Наполовину геркулес, наполовину безумец, с печатью гения в самом безумии! Хорош к тем, кто умеет потворствовать его сладострастию, и в раздражении — железный человек! Верен друзьям, если любит их, иногда фальшив ради своих целей. Великодушен, смел, даже добродетелен, в счастье — глупец и раб женщин! Таков Антоний. Как поступить с таким человеком, которого судьба и обстоятельства, помимо его воли, вознесли на высокую волну счастья? Когда-нибудь эта волна захлестнет его, а пока он переплывает мир и смеется над теми, кто тонет!
— Антоний — человек, — возразил я, — у него много врагов, и, как человек, он может пасть!
— Да, он может пасть, но он — один из трех. Кассий умер, и у Рима появилась новая голова гидры. Убей одну, другая будет шипеть тебе в лицо. Там есть Лепид, молодой Октавий, который с холодной усмешкой торжества будет смотреть на смерть пустого, недостойного Лепида, Антония и Клеопатры. Если я не поеду в Киликию, заметь это, Антоний заключит мир с парфянами и, поверив всем россказням обо мне, — конечно, в них есть доля правды, — обрушится со всей своей силой на Египет. Что тогда?
— Мы прогоним его назад, в Рим!
— Ты так думаешь, Гармахис? Если бы я не выиграла игры, которую мы вели с тобою двенадцать дней тому назад, и ты был бы фараоном, то, наверное, мог бы сделать это, так как вокруг твоего трона собрался весь Древний Египет! Но меня Египет не любит, у меня в жилах течет греческая кровь. Я уничтожила твой великий заговор, в котором была замешана целая половина Египта. Захотят ли эти люди помочь мне?

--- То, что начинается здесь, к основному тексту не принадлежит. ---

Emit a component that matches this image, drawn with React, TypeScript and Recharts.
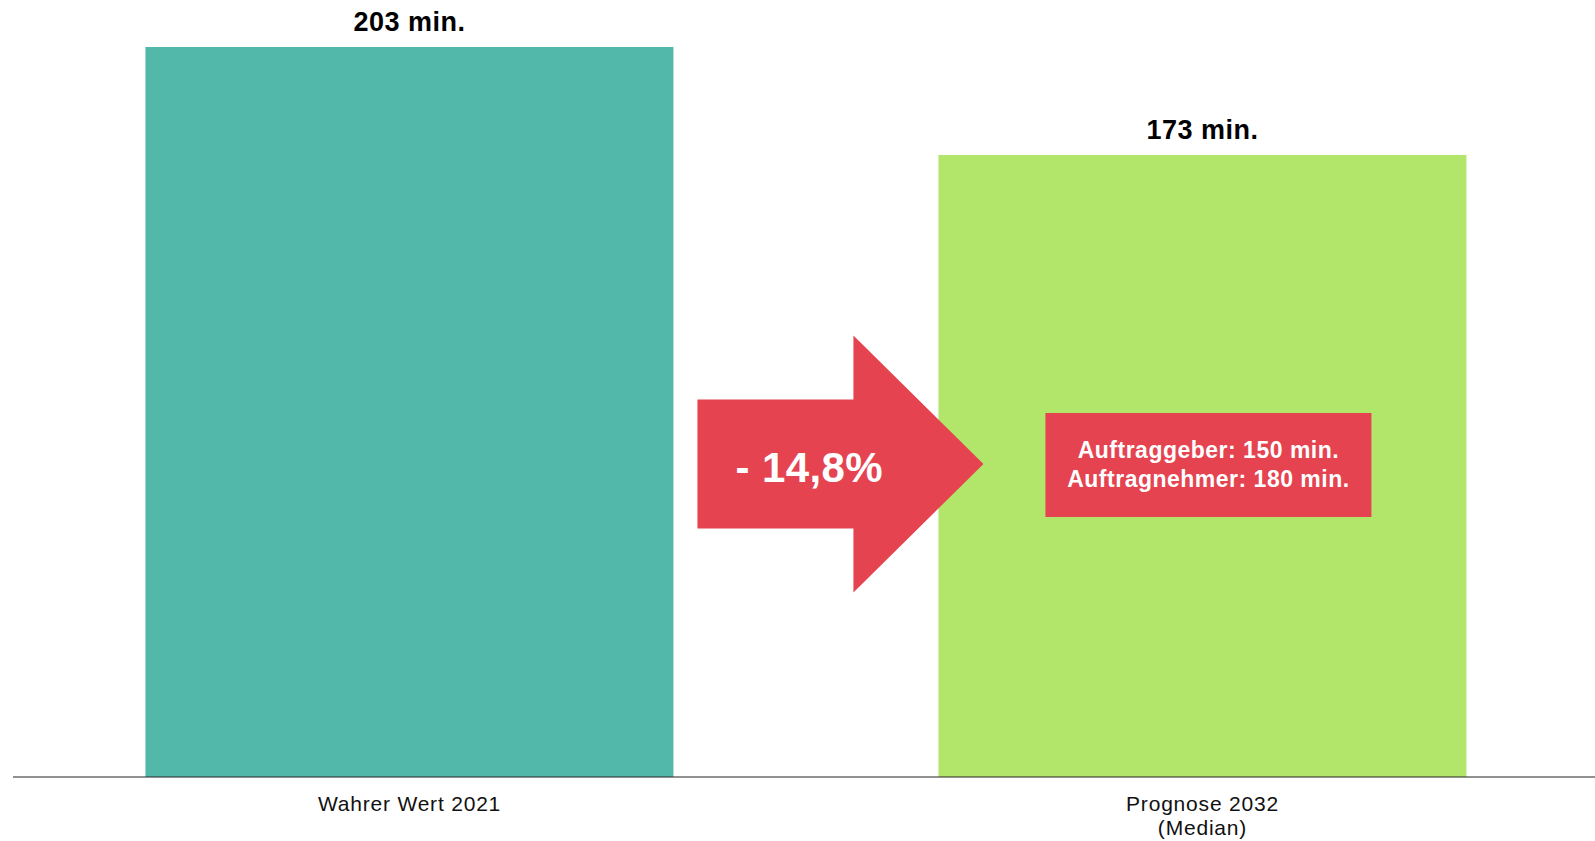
import { BarChart, Bar, XAxis, YAxis, Cell, LabelList } from 'recharts'

const categories = ['Wahrer Wert 2021', 'Prognose 2032\n(Median)']
const minutes = [203, 173]
const changeLabel = '- 14,8%'
const splitLines = ['Auftraggeber: 150 min.', 'Auftragnehmer: 180 min.']

const BAR_COLORS = ['#52b9aa', '#b2e66a']
const RED = '#e64351'
const FONT = '"Liberation Sans", Arial, Helvetica, sans-serif'

const data = categories.map((name, i) => ({ name, value: minutes[i] }))

function AxisTick(props: any) {
  const { x, y, payload } = props
  const lines = String(payload.value).split('\n')
  return (
    <text
      x={x}
      y={y + 32}
      textAnchor="middle"
      fontSize={21}
      letterSpacing={0.8}
      fontFamily={FONT}
      fill="#111"
    >
      {lines.map((l, i) => (
        <tspan key={i} x={x} dy={i === 0 ? 0 : 24}>
          {l}
        </tspan>
      ))}
    </text>
  )
}

function ValueLabel(props: any) {
  const { x, y, width, value } = props
  return (
    <text
      x={Number(x) + Number(width) / 2}
      y={Number(y) - 16}
      textAnchor="middle"
      fontSize={27}
      fontWeight={700}
      letterSpacing={0.5}
      fontFamily={FONT}
      fill="#000"
    >
      {value} min.
    </text>
  )
}

// arrow after the first bar, red box inside the second one
function Annotation(props: any) {
  const { x, y, width, height, index } = props
  const bx = Number(x)
  const bw = Number(width)
  const bottom = Number(y) + Number(height)
  if (index === 0) {
    const left = bx + bw + 24
    const neck = bx + bw + 180
    const tip = bx + bw + 310
    const cy = bottom - 313
    const pts = [
      [left, cy - 64.5],
      [neck, cy - 64.5],
      [neck, cy - 128.5],
      [tip, cy],
      [neck, cy + 128.5],
      [neck, cy + 64.5],
      [left, cy + 64.5],
    ]
    return (
      <g>
        <polygon points={pts.map((p) => p.join(',')).join(' ')} fill={RED} />
        <text
          x={left + 38}
          y={cy + 18}
          fontSize={42}
          fontWeight={700}
          letterSpacing={0.4}
          fontFamily={FONT}
          fill="#fff"
        >
          {changeLabel}
        </text>
      </g>
    )
  }
  const cx = bx + bw / 2 + 6
  const cy = bottom - 312
  return (
    <g>
      <rect x={cx - 163} y={cy - 52} width={326} height={104} fill={RED} />
      <text
        textAnchor="middle"
        fontSize={23}
        fontWeight={700}
        letterSpacing={0.5}
        fontFamily={FONT}
        fill="#fff"
      >
        {splitLines.map((l, i) => (
          <tspan key={i} x={cx} y={cy - 7 + i * 29}>
            {l}
          </tspan>
        ))}
      </text>
    </g>
  )
}

export default function App() {
  return (
    <div
      style={{
        position: 'absolute',
        left: 0,
        top: 0,
        width: 1595,
        height: 841,
        overflow: 'hidden',
        background: '#fff',
      }}
    >
      <BarChart
        width={1599}
        height={841}
        data={data}
        margin={{ top: 47, right: 0, bottom: 0, left: 13 }}
        barCategoryGap="16.7%"
      >
        <XAxis
          dataKey="name"
          height={64}
          tickLine={false}
          tickSize={0}
          tickMargin={2}
          interval={0}
          axisLine={{ stroke: '#222', strokeWidth: 1 }}
          tick={<AxisTick />}
        />
        <YAxis hide domain={[0, 203]} />
        <Bar dataKey="value" isAnimationActive={false}>
          {data.map((_, i) => (
            <Cell key={i} fill={BAR_COLORS[i]} />
          ))}
          <LabelList dataKey="value" content={<ValueLabel />} />
          <LabelList dataKey="value" content={<Annotation />} />
        </Bar>
      </BarChart>
    </div>
  )
}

Если бы Египет любил меня, я, конечно, могла бы продержаться одна против всех сил Рима, но Египет ненавидит меня и предпочитает владычество римлян. Я могла бы защищаться, если бы у меня было золото, так как за деньги я могла бы нанять и прокормить солдат. Но у меня ничего нет. Моя казна пуста, и в моей богатой стране долги давят меня. Войны разорили меня, и я не знаю, где мне найти хоть один талант. Быть может, Гармахис, ты по праву наследства — жрец при пирамидах, — она близко подошла ко мне и заглядывала мне в глаза, — ты, быть может, если слух, дошедший до меня, справедлив, можешь сказать мне, где взять золота, чтобы спасти страну от погибели, а твою любовь от когтей Антония! Скажи, так это?
Я подумал с минуту и ответил:
— Если слухи были верны и я бы мог указать тебе сокровище, скопленное могущественными фараонами для нужд Кеми, как могу я быть уверен, что ты употребишь богатство на пользу страны, для высокой цели?
— Так сокровища эти действительно существуют? — спросила она с любопытством. — Нет, не терзай меня, Гармахис! Поистине одно слово «золото» теперь в нужде, подобно призраку воды в голой пустыне!
— Я думаю, — возразил я, — что сокровища есть, хотя я никогда не видал их. Я знаю, что они лежат там, где их положили. Тяжелое проклятие падет на того, чьи руки воспользуются ими для своих низких целей! Те фараоны, которым было известно местонахождение сокровищ, не осмелились тронуть их, хотя и очень нуждались!
— Так, — сказала Клеопатра, — они были трусливы или не очень нуждались! Покажи мне сокровища, Гармахис!